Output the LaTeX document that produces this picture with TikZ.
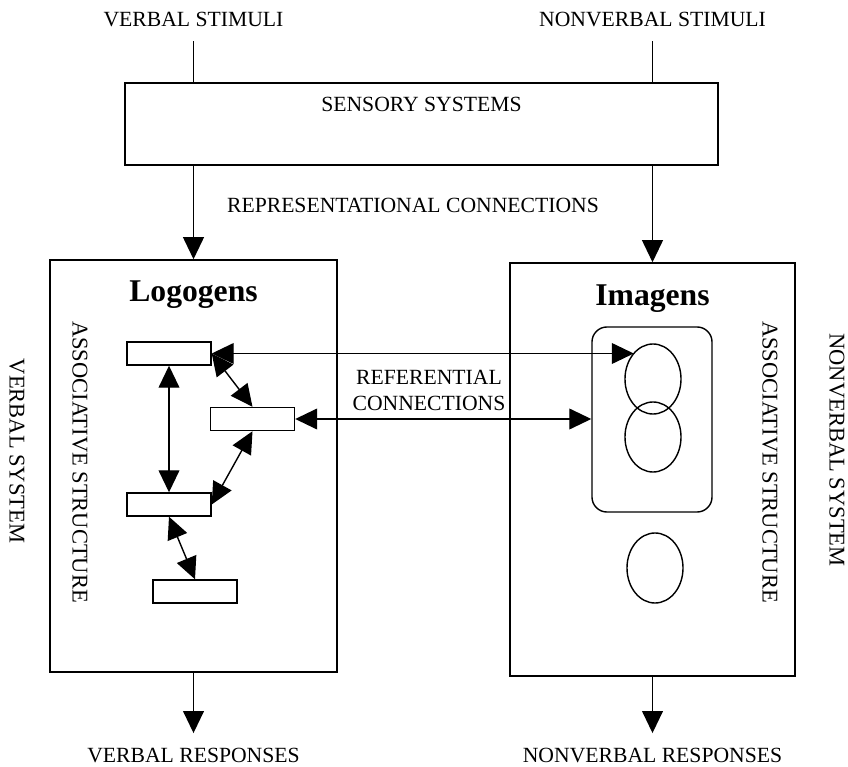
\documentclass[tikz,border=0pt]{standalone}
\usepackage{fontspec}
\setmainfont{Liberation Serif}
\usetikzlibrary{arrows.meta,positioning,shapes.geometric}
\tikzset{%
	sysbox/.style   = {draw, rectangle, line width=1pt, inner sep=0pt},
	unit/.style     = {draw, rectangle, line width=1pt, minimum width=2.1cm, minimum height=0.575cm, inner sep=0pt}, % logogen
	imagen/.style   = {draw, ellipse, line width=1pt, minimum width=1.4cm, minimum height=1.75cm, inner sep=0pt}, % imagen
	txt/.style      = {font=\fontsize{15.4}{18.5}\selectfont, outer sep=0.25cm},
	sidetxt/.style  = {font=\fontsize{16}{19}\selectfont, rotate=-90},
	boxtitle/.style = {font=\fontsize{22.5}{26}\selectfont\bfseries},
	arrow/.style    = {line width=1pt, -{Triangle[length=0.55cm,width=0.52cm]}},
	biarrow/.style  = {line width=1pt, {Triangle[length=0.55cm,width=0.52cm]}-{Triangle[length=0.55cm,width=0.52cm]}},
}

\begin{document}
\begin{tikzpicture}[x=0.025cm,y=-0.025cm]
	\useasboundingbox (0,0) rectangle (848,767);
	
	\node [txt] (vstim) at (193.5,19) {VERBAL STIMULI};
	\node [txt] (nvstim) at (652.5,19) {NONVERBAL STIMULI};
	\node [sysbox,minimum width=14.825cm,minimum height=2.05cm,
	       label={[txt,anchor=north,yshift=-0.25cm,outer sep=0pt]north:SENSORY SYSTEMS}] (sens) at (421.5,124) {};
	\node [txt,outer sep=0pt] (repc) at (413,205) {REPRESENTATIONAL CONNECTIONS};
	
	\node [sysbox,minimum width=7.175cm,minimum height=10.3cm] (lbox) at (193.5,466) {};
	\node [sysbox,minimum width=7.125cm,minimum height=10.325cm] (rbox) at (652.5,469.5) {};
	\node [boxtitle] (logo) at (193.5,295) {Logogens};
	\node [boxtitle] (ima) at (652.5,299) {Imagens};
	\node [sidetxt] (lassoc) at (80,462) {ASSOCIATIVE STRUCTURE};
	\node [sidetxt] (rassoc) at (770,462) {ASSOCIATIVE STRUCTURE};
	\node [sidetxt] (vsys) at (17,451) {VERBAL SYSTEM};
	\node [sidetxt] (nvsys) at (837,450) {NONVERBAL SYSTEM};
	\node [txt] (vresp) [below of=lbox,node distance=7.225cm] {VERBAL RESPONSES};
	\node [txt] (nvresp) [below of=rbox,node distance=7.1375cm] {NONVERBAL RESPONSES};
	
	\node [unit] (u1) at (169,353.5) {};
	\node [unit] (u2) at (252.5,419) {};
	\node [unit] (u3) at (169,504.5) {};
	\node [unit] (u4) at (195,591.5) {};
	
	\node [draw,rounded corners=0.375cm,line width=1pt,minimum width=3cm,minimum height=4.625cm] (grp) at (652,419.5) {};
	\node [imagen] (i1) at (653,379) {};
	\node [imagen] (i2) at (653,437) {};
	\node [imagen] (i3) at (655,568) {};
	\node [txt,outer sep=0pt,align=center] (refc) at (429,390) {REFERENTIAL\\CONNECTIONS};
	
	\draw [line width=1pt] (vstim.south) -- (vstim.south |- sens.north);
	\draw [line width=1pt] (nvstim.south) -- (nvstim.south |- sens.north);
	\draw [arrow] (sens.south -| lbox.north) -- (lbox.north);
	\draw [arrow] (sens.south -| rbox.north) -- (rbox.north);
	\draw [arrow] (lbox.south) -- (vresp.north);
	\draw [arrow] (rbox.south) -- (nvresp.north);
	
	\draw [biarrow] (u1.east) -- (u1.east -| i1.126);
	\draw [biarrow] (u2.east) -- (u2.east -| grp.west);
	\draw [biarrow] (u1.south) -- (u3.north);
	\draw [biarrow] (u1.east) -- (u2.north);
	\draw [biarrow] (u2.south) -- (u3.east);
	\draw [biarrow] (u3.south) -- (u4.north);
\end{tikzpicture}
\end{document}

------

Directions for this task :: Are you able to set down all the lines above exactly, without any pictures?

Solution to this task ::
Output the LaTeX document that produces this picture with TikZ.
\documentclass[tikz,border=0pt]{standalone}
\usepackage{fontspec}
\setmainfont{Liberation Serif}
\usetikzlibrary{arrows.meta,positioning,shapes.geometric}
\tikzset{%
	sysbox/.style   = {draw, rectangle, line width=1pt, inner sep=0pt},
	unit/.style     = {draw, rectangle, line width=1pt, minimum width=2.1cm, minimum height=0.575cm, inner sep=0pt}, % logogen
	imagen/.style   = {draw, ellipse, line width=1pt, minimum width=1.4cm, minimum height=1.75cm, inner sep=0pt}, % imagen
	txt/.style      = {font=\fontsize{15.4}{18.5}\selectfont, outer sep=0.25cm},
	sidetxt/.style  = {font=\fontsize{16}{19}\selectfont, rotate=-90},
	boxtitle/.style = {font=\fontsize{22.5}{26}\selectfont\bfseries},
	arrow/.style    = {line width=1pt, -{Triangle[length=0.55cm,width=0.52cm]}},
	biarrow/.style  = {line width=1pt, {Triangle[length=0.55cm,width=0.52cm]}-{Triangle[length=0.55cm,width=0.52cm]}},
}

\begin{document}
\begin{tikzpicture}[x=0.025cm,y=-0.025cm]
	\useasboundingbox (0,0) rectangle (848,767);
	
	\node [txt] (vstim) at (193.5,19) {VERBAL STIMULI};
	\node [txt] (nvstim) at (652.5,19) {NONVERBAL STIMULI};
	\node [sysbox,minimum width=14.825cm,minimum height=2.05cm,
	       label={[txt,anchor=north,yshift=-0.25cm,outer sep=0pt]north:SENSORY SYSTEMS}] (sens) at (421.5,124) {};
	\node [txt,outer sep=0pt] (repc) at (413,205) {REPRESENTATIONAL CONNECTIONS};
	
	\node [sysbox,minimum width=7.175cm,minimum height=10.3cm] (lbox) at (193.5,466) {};
	\node [sysbox,minimum width=7.125cm,minimum height=10.325cm] (rbox) at (652.5,469.5) {};
	\node [boxtitle] (logo) at (193.5,295) {Logogens};
	\node [boxtitle] (ima) at (652.5,299) {Imagens};
	\node [sidetxt] (lassoc) at (80,462) {ASSOCIATIVE STRUCTURE};
	\node [sidetxt] (rassoc) at (770,462) {ASSOCIATIVE STRUCTURE};
	\node [sidetxt] (vsys) at (17,451) {VERBAL SYSTEM};
	\node [sidetxt] (nvsys) at (837,450) {NONVERBAL SYSTEM};
	\node [txt] (vresp) [below of=lbox,node distance=7.225cm] {VERBAL RESPONSES};
	\node [txt] (nvresp) [below of=rbox,node distance=7.1375cm] {NONVERBAL RESPONSES};
	
	\node [unit] (u1) at (169,353.5) {};
	\node [unit] (u2) at (252.5,419) {};
	\node [unit] (u3) at (169,504.5) {};
	\node [unit] (u4) at (195,591.5) {};
	
	\node [draw,rounded corners=0.375cm,line width=1pt,minimum width=3cm,minimum height=4.625cm] (grp) at (652,419.5) {};
	\node [imagen] (i1) at (653,379) {};
	\node [imagen] (i2) at (653,437) {};
	\node [imagen] (i3) at (655,568) {};
	\node [txt,outer sep=0pt,align=center] (refc) at (429,390) {REFERENTIAL\\CONNECTIONS};
	
	\draw [line width=1pt] (vstim.south) -- (vstim.south |- sens.north);
	\draw [line width=1pt] (nvstim.south) -- (nvstim.south |- sens.north);
	\draw [arrow] (sens.south -| lbox.north) -- (lbox.north);
	\draw [arrow] (sens.south -| rbox.north) -- (rbox.north);
	\draw [arrow] (lbox.south) -- (vresp.north);
	\draw [arrow] (rbox.south) -- (nvresp.north);
	
	\draw [biarrow] (u1.east) -- (u1.east -| i1.126);
	\draw [biarrow] (u2.east) -- (u2.east -| grp.west);
	\draw [biarrow] (u1.south) -- (u3.north);
	\draw [biarrow] (u1.east) -- (u2.north);
	\draw [biarrow] (u2.south) -- (u3.east);
	\draw [biarrow] (u3.south) -- (u4.north);
\end{tikzpicture}
\end{document}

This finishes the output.